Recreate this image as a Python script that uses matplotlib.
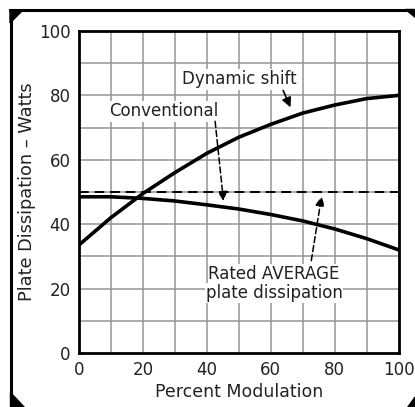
import matplotlib
matplotlib.use('Agg')
import matplotlib.pyplot as plt
from matplotlib.patches import Polygon

# data
modulation = [0, 10, 20, 30, 40, 50, 60, 70, 80, 90, 100]
dynamic_shift = [33.5, 42, 49.5, 56, 62, 67, 71, 74.5, 77, 79, 80]
conventional = [48.5, 48.5, 48, 47.2, 46, 44.7, 43, 41, 38.5, 35.5, 32]
rated_average = 50
ticks = [0, 20, 40, 60, 80, 100]

fig = plt.figure(figsize=(4.15, 4.07), dpi=100)
ax = fig.add_axes([0.190, 0.1327, 0.771, 0.7913])

# grid every 10 units
for v in range(10, 100, 10):
    ax.axvline(v, color='#959595', lw=1.1, zorder=1)
    ax.axhline(v, color='#959595', lw=1.1, zorder=1)

ax.plot(modulation, dynamic_shift, color='black', lw=2.6, zorder=3)
ax.plot(modulation, conventional, color='black', lw=2.6, zorder=3)
ax.axhline(rated_average, color='black', lw=1.4, ls=(0, (5, 3)), zorder=3)

ax.set_xlim(0, 100)
ax.set_ylim(0, 100)
ax.set_xticks(ticks)
ax.set_yticks(ticks)
ax.tick_params(length=0, labelsize=12, pad=6, labelcolor='#222222')
for s in ax.spines.values():
    s.set_linewidth(2)

ax.set_xlabel('Percent Modulation', fontsize=12.5, labelpad=3, color='#222222')
ax.set_ylabel('Plate Dissipation \u2013 Watts', fontsize=12.8, labelpad=2,
              color='#222222')

# annotations
txt = dict(ha='center', va='center', fontsize=12, color='#222222', zorder=4)
ax.text(50, 85, 'Dynamic shift',
        bbox=dict(facecolor='white', edgecolor='none', pad=1), **txt)
ax.text(26.5, 75, 'Conventional',
        bbox=dict(facecolor='white', edgecolor='none', pad=1), **txt)
ax.text(61, 24.5, 'Rated AVERAGE',
        bbox=dict(facecolor='white', edgecolor='none', pad=0.5), **txt)
ax.text(61, 18.6, 'plate dissipation',
        bbox=dict(facecolor='white', edgecolor='none', pad=0.5), **txt)

ax.annotate('', xy=(66.5, 75.5), xytext=(63.5, 82.3),
            arrowprops=dict(arrowstyle='-|>', color='black', lw=1.2,
                            mutation_scale=14), zorder=5)
ax.annotate('', xy=(45.3, 46.3), xytext=(42.5, 72.8),
            arrowprops=dict(arrowstyle='-|>', color='black', lw=1.1,
                            ls=(0, (4, 2)), mutation_scale=14), zorder=5)
ax.annotate('', xy=(76, 49.5), xytext=(72.5, 27.8),
            arrowprops=dict(arrowstyle='-|>', color='black', lw=1.1,
                            ls=(0, (4, 2)), mutation_scale=14), zorder=5)

# outer frame with corner triangles
W, H = 415, 407
def px(x, y):
    return (x / W, 1 - y / H)

fig.add_artist(plt.Line2D([10.5 / W, 10.5 / W], [1 - 10 / H, 1 - 400 / H],
                          color='black', lw=2.2, transform=fig.transFigure))
fig.add_artist(plt.Line2D([10 / W, 413 / W], [1 - 10 / H, 1 - 10 / H],
                          color='black', lw=2.2, transform=fig.transFigure))
for tri in ([(10, 10), (23, 10), (10, 23)],
            [(405, 9), (415, 9), (415, 17)],
            [(10, 392), (10, 407), (24, 407)],
            [(415, 396), (415, 407), (407, 407)]):
    fig.add_artist(Polygon([px(*p) for p in tri], closed=True, color='black',
                           transform=fig.transFigure))

fig.savefig('out.png', dpi=100)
====
## [Required work]
Reproduce each line exactly as it appears, omitting the pictures.

## [Exercise result]
Recreate this image as a Python script that uses matplotlib.
import matplotlib
matplotlib.use('Agg')
import matplotlib.pyplot as plt
from matplotlib.patches import Polygon

# data
modulation = [0, 10, 20, 30, 40, 50, 60, 70, 80, 90, 100]
dynamic_shift = [33.5, 42, 49.5, 56, 62, 67, 71, 74.5, 77, 79, 80]
conventional = [48.5, 48.5, 48, 47.2, 46, 44.7, 43, 41, 38.5, 35.5, 32]
rated_average = 50
ticks = [0, 20, 40, 60, 80, 100]

fig = plt.figure(figsize=(4.15, 4.07), dpi=100)
ax = fig.add_axes([0.190, 0.1327, 0.771, 0.7913])

# grid every 10 units
for v in range(10, 100, 10):
    ax.axvline(v, color='#959595', lw=1.1, zorder=1)
    ax.axhline(v, color='#959595', lw=1.1, zorder=1)

ax.plot(modulation, dynamic_shift, color='black', lw=2.6, zorder=3)
ax.plot(modulation, conventional, color='black', lw=2.6, zorder=3)
ax.axhline(rated_average, color='black', lw=1.4, ls=(0, (5, 3)), zorder=3)

ax.set_xlim(0, 100)
ax.set_ylim(0, 100)
ax.set_xticks(ticks)
ax.set_yticks(ticks)
ax.tick_params(length=0, labelsize=12, pad=6, labelcolor='#222222')
for s in ax.spines.values():
    s.set_linewidth(2)

ax.set_xlabel('Percent Modulation', fontsize=12.5, labelpad=3, color='#222222')
ax.set_ylabel('Plate Dissipation \u2013 Watts', fontsize=12.8, labelpad=2,
              color='#222222')

# annotations
txt = dict(ha='center', va='center', fontsize=12, color='#222222', zorder=4)
ax.text(50, 85, 'Dynamic shift',
        bbox=dict(facecolor='white', edgecolor='none', pad=1), **txt)
ax.text(26.5, 75, 'Conventional',
        bbox=dict(facecolor='white', edgecolor='none', pad=1), **txt)
ax.text(61, 24.5, 'Rated AVERAGE',
        bbox=dict(facecolor='white', edgecolor='none', pad=0.5), **txt)
ax.text(61, 18.6, 'plate dissipation',
        bbox=dict(facecolor='white', edgecolor='none', pad=0.5), **txt)

ax.annotate('', xy=(66.5, 75.5), xytext=(63.5, 82.3),
            arrowprops=dict(arrowstyle='-|>', color='black', lw=1.2,
                            mutation_scale=14), zorder=5)
ax.annotate('', xy=(45.3, 46.3), xytext=(42.5, 72.8),
            arrowprops=dict(arrowstyle='-|>', color='black', lw=1.1,
                            ls=(0, (4, 2)), mutation_scale=14), zorder=5)
ax.annotate('', xy=(76, 49.5), xytext=(72.5, 27.8),
            arrowprops=dict(arrowstyle='-|>', color='black', lw=1.1,
                            ls=(0, (4, 2)), mutation_scale=14), zorder=5)

# outer frame with corner triangles
W, H = 415, 407
def px(x, y):
    return (x / W, 1 - y / H)

fig.add_artist(plt.Line2D([10.5 / W, 10.5 / W], [1 - 10 / H, 1 - 400 / H],
                          color='black', lw=2.2, transform=fig.transFigure))
fig.add_artist(plt.Line2D([10 / W, 413 / W], [1 - 10 / H, 1 - 10 / H],
                          color='black', lw=2.2, transform=fig.transFigure))
for tri in ([(10, 10), (23, 10), (10, 23)],
            [(405, 9), (415, 9), (415, 17)],
            [(10, 392), (10, 407), (24, 407)],
            [(415, 396), (415, 407), (407, 407)]):
    fig.add_artist(Polygon([px(*p) for p in tri], closed=True, color='black',
                           transform=fig.transFigure))

fig.savefig('out.png', dpi=100)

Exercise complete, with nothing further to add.